WHAT TO WORK ON: Retype word for word the lines lying between the line containing "Recreate this image" and the line containing "const chart = echarts.init(document.getElementById('chart'));", together with those two lines themselves, and nothing besides.

MATERIAL FOR THIS TASK:
----------

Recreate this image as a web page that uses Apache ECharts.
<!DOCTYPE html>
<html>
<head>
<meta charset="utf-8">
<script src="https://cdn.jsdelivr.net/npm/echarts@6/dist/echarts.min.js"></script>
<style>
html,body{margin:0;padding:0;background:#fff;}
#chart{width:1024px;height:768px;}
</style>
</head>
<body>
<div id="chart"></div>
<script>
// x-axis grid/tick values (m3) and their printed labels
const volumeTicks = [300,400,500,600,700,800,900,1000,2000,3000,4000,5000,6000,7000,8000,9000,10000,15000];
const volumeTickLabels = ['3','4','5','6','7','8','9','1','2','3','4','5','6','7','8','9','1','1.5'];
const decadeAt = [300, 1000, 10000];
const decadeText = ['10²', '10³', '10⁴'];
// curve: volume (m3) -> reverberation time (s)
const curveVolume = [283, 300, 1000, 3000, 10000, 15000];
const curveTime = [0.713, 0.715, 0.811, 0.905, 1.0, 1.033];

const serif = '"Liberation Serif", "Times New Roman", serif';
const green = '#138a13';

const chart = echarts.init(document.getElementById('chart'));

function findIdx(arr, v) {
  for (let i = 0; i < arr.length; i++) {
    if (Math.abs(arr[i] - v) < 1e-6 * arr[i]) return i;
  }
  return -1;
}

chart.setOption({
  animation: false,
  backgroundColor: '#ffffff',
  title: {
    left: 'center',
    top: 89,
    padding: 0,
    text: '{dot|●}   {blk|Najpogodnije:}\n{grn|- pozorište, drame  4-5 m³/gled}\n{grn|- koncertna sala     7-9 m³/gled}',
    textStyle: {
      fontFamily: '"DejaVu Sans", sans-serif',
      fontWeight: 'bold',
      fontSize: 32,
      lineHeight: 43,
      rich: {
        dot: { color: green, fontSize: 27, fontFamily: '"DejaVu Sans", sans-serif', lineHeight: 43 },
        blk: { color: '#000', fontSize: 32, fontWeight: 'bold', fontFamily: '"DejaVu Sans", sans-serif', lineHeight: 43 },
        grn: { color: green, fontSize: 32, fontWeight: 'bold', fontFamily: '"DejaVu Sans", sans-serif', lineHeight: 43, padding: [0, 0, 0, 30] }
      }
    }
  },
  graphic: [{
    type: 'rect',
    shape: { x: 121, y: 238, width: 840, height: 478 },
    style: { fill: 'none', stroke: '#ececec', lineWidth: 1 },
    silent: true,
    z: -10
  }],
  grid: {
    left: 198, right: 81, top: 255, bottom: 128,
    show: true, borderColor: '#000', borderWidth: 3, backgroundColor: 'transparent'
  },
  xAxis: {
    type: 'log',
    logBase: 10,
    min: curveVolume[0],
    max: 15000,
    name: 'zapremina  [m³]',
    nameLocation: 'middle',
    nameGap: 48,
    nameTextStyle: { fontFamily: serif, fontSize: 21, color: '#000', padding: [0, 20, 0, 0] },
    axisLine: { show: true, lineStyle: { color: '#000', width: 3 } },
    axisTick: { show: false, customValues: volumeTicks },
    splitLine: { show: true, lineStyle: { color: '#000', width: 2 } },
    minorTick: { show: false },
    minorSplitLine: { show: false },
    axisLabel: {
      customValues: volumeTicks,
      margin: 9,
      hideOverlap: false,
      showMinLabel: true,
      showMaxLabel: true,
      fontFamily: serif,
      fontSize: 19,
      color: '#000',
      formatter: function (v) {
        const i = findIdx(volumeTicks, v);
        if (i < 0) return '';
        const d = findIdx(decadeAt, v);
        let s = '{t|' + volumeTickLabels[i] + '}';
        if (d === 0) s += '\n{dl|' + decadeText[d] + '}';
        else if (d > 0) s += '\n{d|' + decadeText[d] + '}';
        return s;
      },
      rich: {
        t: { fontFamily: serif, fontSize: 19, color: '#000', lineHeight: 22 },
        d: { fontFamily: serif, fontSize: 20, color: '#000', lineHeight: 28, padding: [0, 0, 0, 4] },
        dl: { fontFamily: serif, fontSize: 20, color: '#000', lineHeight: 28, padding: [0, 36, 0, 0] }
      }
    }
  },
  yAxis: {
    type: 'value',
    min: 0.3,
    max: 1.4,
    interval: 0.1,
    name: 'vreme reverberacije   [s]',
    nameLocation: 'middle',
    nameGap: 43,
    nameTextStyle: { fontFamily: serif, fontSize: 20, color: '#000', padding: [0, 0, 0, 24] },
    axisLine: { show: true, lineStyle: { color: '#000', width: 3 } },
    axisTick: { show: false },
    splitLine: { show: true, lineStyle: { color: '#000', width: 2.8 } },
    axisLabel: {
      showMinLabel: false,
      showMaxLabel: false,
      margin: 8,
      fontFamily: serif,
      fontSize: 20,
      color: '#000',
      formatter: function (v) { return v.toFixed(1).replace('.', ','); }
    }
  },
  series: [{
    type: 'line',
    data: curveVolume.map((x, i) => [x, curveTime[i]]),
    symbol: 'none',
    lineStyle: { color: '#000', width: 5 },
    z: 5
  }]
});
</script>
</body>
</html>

----------

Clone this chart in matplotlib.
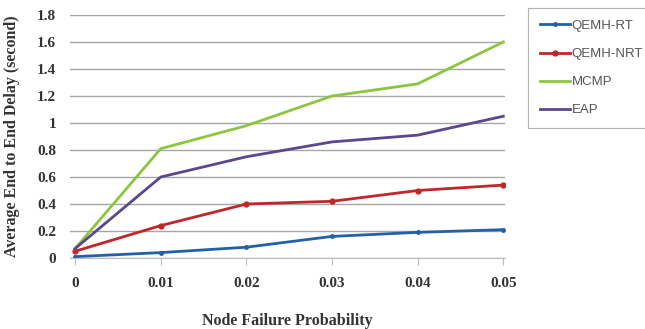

----------

SOLUTION TO THE PROBLEM:
Recreate this image as a web page that uses Apache ECharts.
<!DOCTYPE html>
<html>
<head>
<meta charset="utf-8">
<script src="https://cdn.jsdelivr.net/npm/echarts@6/dist/echarts.min.js"></script>
<style>
html,body{margin:0;padding:0;background:#fff;}
#chart{width:1024px;height:768px;}
</style>
</head>
<body>
<div id="chart"></div>
<script>
// x-axis grid/tick values (m3) and their printed labels
const volumeTicks = [300,400,500,600,700,800,900,1000,2000,3000,4000,5000,6000,7000,8000,9000,10000,15000];
const volumeTickLabels = ['3','4','5','6','7','8','9','1','2','3','4','5','6','7','8','9','1','1.5'];
const decadeAt = [300, 1000, 10000];
const decadeText = ['10²', '10³', '10⁴'];
// curve: volume (m3) -> reverberation time (s)
const curveVolume = [283, 300, 1000, 3000, 10000, 15000];
const curveTime = [0.713, 0.715, 0.811, 0.905, 1.0, 1.033];

const serif = '"Liberation Serif", "Times New Roman", serif';
const green = '#138a13';

const chart = echarts.init(document.getElementById('chart'));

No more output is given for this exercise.